Storage sorted, the other component that generates the most confusion is memory: check out my guide on how much RAM you need for gaming, because something similar happens there — people fixate on the wrong number. And if your PC feels slower over time even with an SSD, it's almost always software: I cover that in the maintenance guide.
Frequently Asked Questions
Is switching from HDD to SSD worth it for gaming?
Yes, it's the most impactful upgrade you can make to a PC. The jump means Windows boots in seconds, programs open instantly, and maps load before you even have time to get bored. Any SSD — SATA or NVMe — already gives you 95% of the benefit over a mechanical drive.
How much faster does an NVMe load games compared to SATA?
In real gaming, the difference is a blink, not night and day. Load times depend on decompression, the CPU, and the game engine — not just drive bandwidth. Where you do notice the NVMe is moving large files or doing heavy disk tasks, not while you're actually playing.

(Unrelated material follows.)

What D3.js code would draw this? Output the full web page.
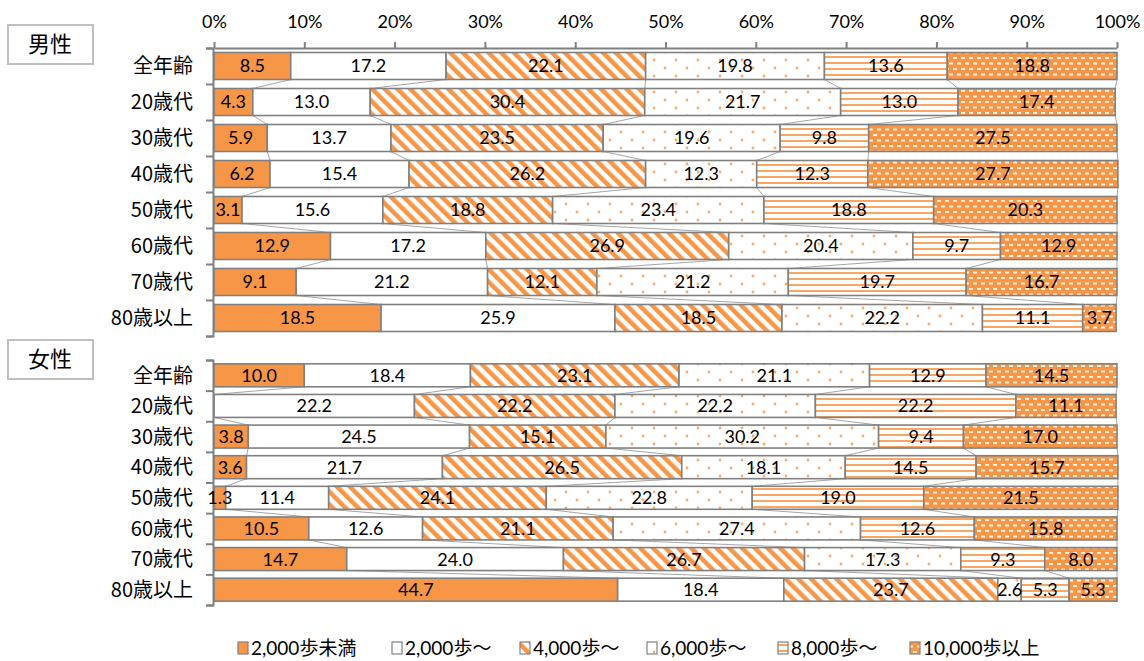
<!DOCTYPE html>
<html>
<head>
<meta charset="utf-8">
<script src="https://cdn.jsdelivr.net/npm/d3@7"></script>
<style>
  body { margin: 0; background: #fff; }
  text { font-family: Lato, "Noto Sans CJK JP", sans-serif; fill: #000; }
  .jp { font-family: "Noto Sans CJK JP", sans-serif; }
</style>
</head>
<body>
<div id="chart"></div>
<script>
var ages = ["全年齢", "20歳代", "30歳代", "40歳代", "50歳代", "60歳代", "70歳代", "80歳以上"];
var steps = ["2,000歩未満", "2,000歩～", "4,000歩～", "6,000歩～", "8,000歩～", "10,000歩以上"];
var xTicks = [0, 10, 20, 30, 40, 50, 60, 70, 80, 90, 100];

// 男性: one row per age group, one value per step class (%)
var male = [
    [8.5, 17.2, 22.1, 19.8, 13.6, 18.8],
    [4.3, 13.0, 30.4, 21.7, 13.0, 17.4],
    [5.9, 13.7, 23.5, 19.6, 9.8, 27.5],
    [6.2, 15.4, 26.2, 12.3, 12.3, 27.7],
    [3.1, 15.6, 18.8, 23.4, 18.8, 20.3],
    [12.9, 17.2, 26.9, 20.4, 9.7, 12.9],
    [9.1, 21.2, 12.1, 21.2, 19.7, 16.7],
    [18.5, 25.9, 18.5, 22.2, 11.1, 3.7]
];

// 女性
var female = [
    [10.0, 18.4, 23.1, 21.1, 12.9, 14.5],
    [0, 22.2, 22.2, 22.2, 22.2, 11.1],
    [3.8, 24.5, 15.1, 30.2, 9.4, 17.0],
    [3.6, 21.7, 26.5, 18.1, 14.5, 15.7],
    [1.3, 11.4, 24.1, 22.8, 19.0, 21.5],
    [10.5, 12.6, 21.1, 27.4, 12.6, 15.8],
    [14.7, 24.0, 26.7, 17.3, 9.3, 8.0],
    [44.7, 18.4, 23.7, 2.6, 5.3, 5.3]
];

var orange = "#f79646";
var grey = "#808080";

var svg = d3.select("#chart").append("svg")
    .attr("width", 1144)
    .attr("height", 661);

var x = d3.scaleLinear().domain([0, 100]).range([214, 1117]);

// patterns
var defs = svg.append("defs");

var pDiag = defs.append("pattern").attr("id", "p2")
    .attr("patternUnits", "userSpaceOnUse")
    .attr("width", 9).attr("height", 9)
    .attr("patternTransform", "rotate(-45)");
pDiag.append("rect").attr("width", 9).attr("height", 9).attr("fill", "#fff");
pDiag.append("rect").attr("width", 4.5).attr("height", 9).attr("fill", orange);

var pDots = defs.append("pattern").attr("id", "p3")
    .attr("patternUnits", "userSpaceOnUse")
    .attr("width", 22).attr("height", 16);
pDots.append("rect").attr("width", 22).attr("height", 16).attr("fill", "#fff");
pDots.append("circle").attr("cx", 5).attr("cy", 4).attr("r", 1.4).attr("fill", orange).attr("opacity", 0.8);
pDots.append("circle").attr("cx", 16).attr("cy", 12).attr("r", 1.4).attr("fill", orange).attr("opacity", 0.8);

var pHoriz = defs.append("pattern").attr("id", "p4")
    .attr("patternUnits", "userSpaceOnUse")
    .attr("width", 8).attr("height", 6);
pHoriz.append("rect").attr("width", 8).attr("height", 6).attr("fill", "#fff");
pHoriz.append("rect").attr("y", 2).attr("width", 8).attr("height", 2).attr("fill", orange).attr("opacity", 0.85);

var pBrick = defs.append("pattern").attr("id", "p5")
    .attr("patternUnits", "userSpaceOnUse")
    .attr("width", 8).attr("height", 11);
pBrick.append("rect").attr("width", 8).attr("height", 11).attr("fill", orange);
pBrick.append("rect").attr("x", 1).attr("y", 2).attr("width", 4).attr("height", 2).attr("fill", "#fff").attr("opacity", 0.85);
pBrick.append("rect").attr("x", 5).attr("y", 7.5).attr("width", 4).attr("height", 2).attr("fill", "#fff").attr("opacity", 0.85);
pBrick.append("rect").attr("x", -3).attr("y", 7.5).attr("width", 4).attr("height", 2).attr("fill", "#fff").attr("opacity", 0.85);

var fills = [orange, "#fff", "url(#p2)", "url(#p3)", "url(#p4)", "url(#p5)"];

var stack = d3.stack().keys(d3.range(steps.length));

function drawPanel(rows, top, bottom, title, titleY, withAxis) {
    var y = d3.scaleBand().domain(ages).range([top, bottom])
        .paddingInner(0.25).paddingOuter(0.125);
    var slot = d3.scaleLinear().domain([0, ages.length]).range([top, bottom]);
    var series = stack(rows);

    // series lines between bars
    var g = svg.append("g");
    series.forEach(function(s) {
        for (var i = 0; i < ages.length - 1; i++) {
            g.append("line")
                .attr("x1", x(s[i][1])).attr("y1", y(ages[i]) + y.bandwidth())
                .attr("x2", x(s[i + 1][1])).attr("y2", y(ages[i + 1]))
                .attr("stroke", "#a6a6a6").attr("stroke-width", 1);
        }
    });

    series.forEach(function(s, k) {
        svg.append("g").selectAll("rect")
            .data(s.filter(function(d) { return d[1] - d[0] > 0; }))
            .enter().append("rect")
            .attr("x", function(d) { return x(d[0]); })
            .attr("y", function(d) { return y(ages[s.indexOf(d)]); })
            .attr("width", function(d) { return x(d[1]) - x(d[0]); })
            .attr("height", y.bandwidth())
            .attr("fill", fills[k])
            .attr("stroke", grey)
            .attr("stroke-width", 1.6);
    });

    // left axis with ticks between categories
    svg.append("g")
        .attr("transform", "translate(213,0)")
        .call(d3.axisLeft(slot).ticks(ages.length).tickFormat("").tickSize(7).tickSizeOuter(7))
        .call(function(a) {
            a.selectAll("path, line").attr("stroke", grey).attr("stroke-width", 2);
        });

    // data labels on top of everything
    series.forEach(function(s) {
        svg.append("g").selectAll("text")
            .data(s.filter(function(d) { return d[1] - d[0] > 0; }))
            .enter().append("text")
            .attr("x", function(d) { return (x(d[0]) + x(d[1])) / 2; })
            .attr("y", function(d) { return y(ages[s.indexOf(d)]) + y.bandwidth() / 2; })
            .attr("dy", "0.36em")
            .attr("text-anchor", "middle")
            .style("font-size", "18px")
            .text(function(d) { return (d[1] - d[0]).toFixed(1); });
    });

    svg.append("g").selectAll("text")
        .data(ages)
        .enter().append("text")
        .attr("class", "jp")
        .attr("x", 193)
        .attr("y", function(d) { return y(d) + y.bandwidth() / 2; })
        .attr("dy", "0.36em")
        .attr("text-anchor", "end")
        .style("font-size", "20px")
        .text(function(d) { return d; });

    if (withAxis) {
        svg.append("g")
            .attr("transform", "translate(0," + top + ")")
            .call(d3.axisTop(x).tickValues(xTicks).tickFormat(function(d) { return d + "%"; })
                .tickSize(6).tickSizeOuter(0).tickPadding(14))
            .call(function(a) {
                a.select(".domain").attr("stroke", grey).attr("stroke-width", 2);
                a.selectAll("line").attr("stroke", grey).attr("stroke-width", 2);
                a.selectAll("text").style("font-size", "18px")
                    .style("font-family", "Lato, sans-serif").attr("fill", "#000");
            });
    }

    // title box
    svg.append("rect")
        .attr("x", 8).attr("y", titleY)
        .attr("width", 85).attr("height", 39)
        .attr("fill", "#fff").attr("stroke", "#bfbfbf").attr("stroke-width", 2);
    svg.append("text")
        .attr("class", "jp")
        .attr("x", 50).attr("y", titleY + 19.5)
        .attr("dy", "0.36em")
        .attr("text-anchor", "middle")
        .style("font-size", "22px")
        .text(title);
}

drawPanel(male, 48, 336, "男性", 25, true);
drawPanel(female, 360, 605, "女性", 340, false);

// legend
var legendX = [238, 392, 520, 647, 778, 910];
var legend = svg.append("g");
steps.forEach(function(s, i) {
    legend.append("rect")
        .attr("x", legendX[i]).attr("y", 642)
        .attr("width", 10).attr("height", 12)
        .attr("fill", fills[i]).attr("stroke", grey).attr("stroke-width", 1.2);
    legend.append("text")
        .attr("x", legendX[i] + 13).attr("y", 648)
        .attr("dy", "0.36em")
        .style("font-size", "19px")
        .text(s);
});
</script>
</body>
</html>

How much storage capacity do I need in an SSD for gaming in 2026?
Aim for 1 TB on your primary drive with Windows and your everyday games. 2026 titles weigh in at 100 GB or more, and a 500 GB SSD fills up with four AAA games and the OS. With less space you'll end up constantly uninstalling and reinstalling.
Is it worth paying more for the fastest NVMe for gaming?
No. Top-end NVMe with crazy numbers is aimed at content creators and bulk transfers, not gaming. If you're building from scratch, go NVMe because it costs about the same as a SATA and the M.2 format is more modern — but don't pay the premium for the most expensive model expecting more FPS or noticeably faster loads, because you'll be disappointed.